Today there are a lot of dishonest people – it’s become the default. Finding someone who is actually truthful is rare. So with this in mind, let’s stop being polite about this, what we’re living inside online right now isn’t “social media.” It’s a managed enclosure – a system designed to extract value, shape behaviour, and concentrate power. It’s what I have been saying for the last 20 years. Call it what it is – digital #feudalism – The Lords, the Serfs, and the Server.

When everyone is pushed onto one big virtual server, you don’t get community, you get hierarchy. Platform owners become landlords. Users become tenants. Visibility becomes rent. This is not accidental, it’s the business model and once you see it, you can’t unsee it.

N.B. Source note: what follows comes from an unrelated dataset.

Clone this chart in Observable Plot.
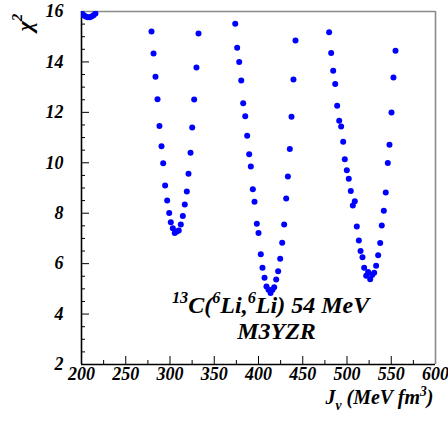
<!DOCTYPE html>
<html>
<head>
<meta charset="utf-8">
<script src="https://cdn.jsdelivr.net/npm/d3@7"></script>
<script src="https://cdn.jsdelivr.net/npm/@observablehq/plot@0.6"></script>
<style>
  html, body { margin: 0; padding: 0; background: #fff; }
  #chart svg { display: block; }
  #chart svg text { font-family: "Liberation Serif", "Times New Roman", serif; font-style: italic; font-weight: bold; }
</style>
</head>
<body>
<div id="chart"></div>
<script>
// ---- data ----
const edgeJv   = [200.5, 202.6, 204.8, 207.0, 209.2, 211.4, 213.6, 215.8];
const edgeChi2 = [15.92, 15.85, 15.80, 15.77, 15.77, 15.80, 15.85, 15.92];

const well1Jv   = [279.1, 281.4, 283.6, 285.9, 288.1, 290.4, 292.3, 294.5, 296.8, 299.1, 300.9, 303.2, 305.4,
                   307.7, 309.9, 312.2, 314.5, 316.7, 319.0, 320.9, 323.2, 325.1, 327.3, 329.9, 332.2];
const well1Chi2 = [15.21, 14.33, 13.41, 12.52, 11.46, 10.66, 9.98, 9.10, 8.50, 8.01, 7.64, 7.40, 7.22,
                   7.27, 7.31, 7.55, 7.89, 8.35, 8.86, 9.57, 10.40, 11.40, 12.51, 13.78, 15.13];

const well2Jv   = [373.7, 375.9, 378.2, 380.5, 382.7, 385.0, 387.2, 389.5, 391.3, 393.6, 395.5, 398.1, 400.0,
                   402.6, 404.5, 406.8, 409.0, 411.3, 413.6, 415.8, 417.7, 420.0, 422.2, 424.5, 426.8, 429.0,
                   431.3, 433.2, 435.4, 437.3, 439.5, 441.8];
const well2Chi2 = [15.51, 14.56, 14.00, 13.26, 12.36, 11.85, 11.07, 10.34, 9.85, 8.95, 8.45, 7.58, 7.22,
                   6.37, 5.84, 5.44, 5.09, 4.96, 4.84, 4.96, 5.06, 5.37, 5.70, 6.19, 6.83, 7.55,
                   8.58, 9.46, 10.55, 11.83, 13.30, 14.85];

const well3Jv   = [479.8, 482.1, 484.4, 486.7, 488.9, 491.2, 493.4, 495.7, 497.5, 499.8, 502.0, 504.3, 506.6,
                   508.8, 511.1, 513.4, 515.3, 517.5, 519.4, 521.7, 523.9, 526.2, 528.4, 530.7, 532.9,
                   535.2, 537.5, 539.3, 541.6, 543.8, 546.1, 548.0, 550.3, 552.5, 554.8];
const well3Chi2 = [15.18, 14.35, 13.65, 13.12, 12.26, 11.67, 11.44, 10.83, 10.14, 9.70, 9.37, 8.88, 8.31,
                   8.47, 7.47, 6.92, 6.50, 6.25, 5.84, 5.52, 5.67, 5.38, 5.55, 5.64, 5.92,
                   6.33, 6.82, 7.51, 8.10, 8.82, 9.99, 10.72, 11.99, 13.38, 14.44];

const xTickLabels = [200, 250, 300, 350, 400, 450, 500, 550, 600];
const xMinorTicks = [225, 275, 325, 375, 425, 475, 525, 575];
const yTickLabels = [2, 4, 6, 8, 10, 12, 14, 16];
const yMinorTicks = [2.5, 3, 3.5, 4.5, 5, 5.5, 6.5, 7, 7.5, 8.5, 9, 9.5, 10.5, 11, 11.5, 12.5, 13, 13.5, 14.5, 15, 15.5];

const xAxisTitle = "J_{v} (MeV fm^{3})";
const yAxisTitle = "χ^{2}";
const annotationLines = ["^{13}C(^{6}Li,^{6}Li) 54 MeV", "M3YZR"];
const annotationJv = [413.6, 420.3];
const annotationChi2 = [4.36, 3.33];

// ---- build table ----
const points = [];
[[edgeJv, edgeChi2], [well1Jv, well1Chi2], [well2Jv, well2Chi2], [well3Jv, well3Chi2]].forEach(([xs, ys]) => {
  xs.forEach((x, i) => points.push({jv: x, chi2: ys[i]}));
});
const annotations = annotationLines.map((t, i) => ({text: t, jv: annotationJv[i], chi2: annotationChi2[i]}));

// ---- layout ----
const W = 448, H = 421;
const mL = 81, mR = 13, mT = 11, mB = 57;
const innerW = W - mL - mR, innerH = H - mT - mB;
const serif = {fontFamily: "Liberation Serif, Times New Roman, serif", fontStyle: "italic", fontWeight: "bold"};

const chart = Plot.plot({
  width: W, height: H,
  marginLeft: mL, marginRight: mR, marginTop: mT, marginBottom: mB,
  x: {domain: [200, 600]},
  y: {domain: [2, 16]},
  style: {background: "#fff", fontFamily: serif.fontFamily, fontStyle: "italic", fontWeight: "bold", overflow: "visible"},
  marks: [
    // inward ticks
    Plot.ruleX(xTickLabels, {stroke: "black", strokeWidth: 1, insetTop: innerH - 8}),
    Plot.ruleX(xMinorTicks, {stroke: "black", strokeWidth: 1, insetTop: innerH - 4}),
    Plot.ruleY(yTickLabels, {stroke: "black", strokeWidth: 1, insetRight: innerW - 8}),
    Plot.ruleY(yMinorTicks, {stroke: "black", strokeWidth: 1, insetRight: innerW - 4}),
    // frame
    Plot.ruleY([16], {stroke: "#8a8a8a", strokeWidth: 1.6}),
    Plot.ruleX([600], {stroke: "#8a8a8a", strokeWidth: 1.6}),
    Plot.ruleX([200], {stroke: "black", strokeWidth: 1.6}),
    Plot.ruleY([2], {stroke: "black", strokeWidth: 1.6}),
    // data
    Plot.dot(points, {x: "jv", y: "chi2", r: 3, fill: "#0000ff", stroke: "none", clip: true}),
    // axes labels
    Plot.axisX(xTickLabels, {tickSize: 0, tickPadding: 3, fontSize: 18, ...serif, label: null, fill: "black"}),
    Plot.axisY(yTickLabels, {tickSize: 0, tickPadding: 18, fontSize: 18, ...serif, label: null, fill: "black"}),
    Plot.text([xAxisTitle], {frameAnchor: "bottom-right", textAnchor: "end", lineAnchor: "middle", dx: -2, dy: 33,
      fontSize: 20, ...serif, fill: "black"}),
    Plot.text([yAxisTitle], {frameAnchor: "top-left", textAnchor: "middle", lineAnchor: "middle", rotate: -90, dx: -57, dy: 11,
      fontSize: 22, ...serif, fill: "black"}),
    Plot.text(annotations, {x: "jv", y: "chi2", text: "text", textAnchor: "middle", lineAnchor: "middle",
      fontSize: 24, ...serif, fill: "black"})
  ]
});

// ---- rich text: ^{..} superscript, _{..} subscript ----
function richify(textEl) {
  const src = textEl.textContent;
  let fs = 18;
  for (let el = textEl; el && el.getAttribute; el = el.parentNode) {
    const v = el.getAttribute("font-size");
    if (v) { fs = parseFloat(v); break; }
  }
  const parts = [];
  const re = /(\^|_)\{([^}]*)\}/g;
  let last = 0, m;
  while ((m = re.exec(src))) {
    if (m.index > last) parts.push({t: src.slice(last, m.index), k: "n"});
    parts.push({t: m[2], k: m[1] === "^" ? "sup" : "sub"});
    last = re.lastIndex;
  }
  if (last < src.length) parts.push({t: src.slice(last), k: "n"});
  while (textEl.firstChild) textEl.removeChild(textEl.firstChild);
  const ns = "http://www.w3.org/2000/svg";
  let offset = 0;
  for (const p of parts) {
    const ts = document.createElementNS(ns, "tspan");
    let target = 0;
    if (p.k === "sup") { target = -0.42 * fs; ts.setAttribute("font-size", (0.68 * fs) + "px"); }
    if (p.k === "sub") { target = 0.28 * fs; ts.setAttribute("font-size", (0.68 * fs) + "px"); }
    const d = target - offset;
    if (d !== 0) ts.setAttribute("dy", d);
    offset = target;
    ts.textContent = p.t;
    textEl.appendChild(ts);
  }
}
document.getElementById("chart").appendChild(chart);
chart.querySelectorAll("text").forEach(t => {
  if (/[\^_]\{/.test(t.textContent)) richify(t);
});
</script>
</body>
</html>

The lie of “Ease of Use”. People say these #closedweb systems are “easy.” They’re not, they hide the cost, what looks simple is just complexity moved out of sight. Advertising Is the rot, a business model moral hazard, when profit depends on attention truth becomes optional and outrage becomes profitable leading to manipulation as the new normal. You don’t get healthy communities from this, you get addiction loops and behavioural engineering. And yes, the inevitable result is screen clutter, noise, and a slow degradation of any meaningful communication, communities are managed, not grown.

So who is going to do the #DIY work? Real moderation works when it’s embedded in the community itself. Algorithmic control is anti-social, the algorithmic timeline is one of the worst ideas we’ve normalised. It drives distraction, by showing you more of what you’ve already seen, it tries to control your desires by interfering with human communication. Over time, this destroys trust, when people stop knowing if they’re being heard, they stop knowing what is real, stop trusting the space. That’s not a bug, it’s the outcome.

The celebrity illusion is how centralised platforms manufacture “importance” for brands and influencers. These only function inside controlled visibility systems, outside of that? They’re often just paper tigers. In a real network – a messy, distributed, human one – influence has to be earned, not bought or algorithmically inflated.

The commodification of human life leads to inevitable decay. Left alone, centralised platforms drift towards monopoly, manipulation and towards the amplification of the worst actors as these actors game the system best. Without constant control from above, the system degrades, with repression, it becomes what we see today, authoritarian. That’s the trap, a community you can buy your way into is not a community, it’s a marketplace.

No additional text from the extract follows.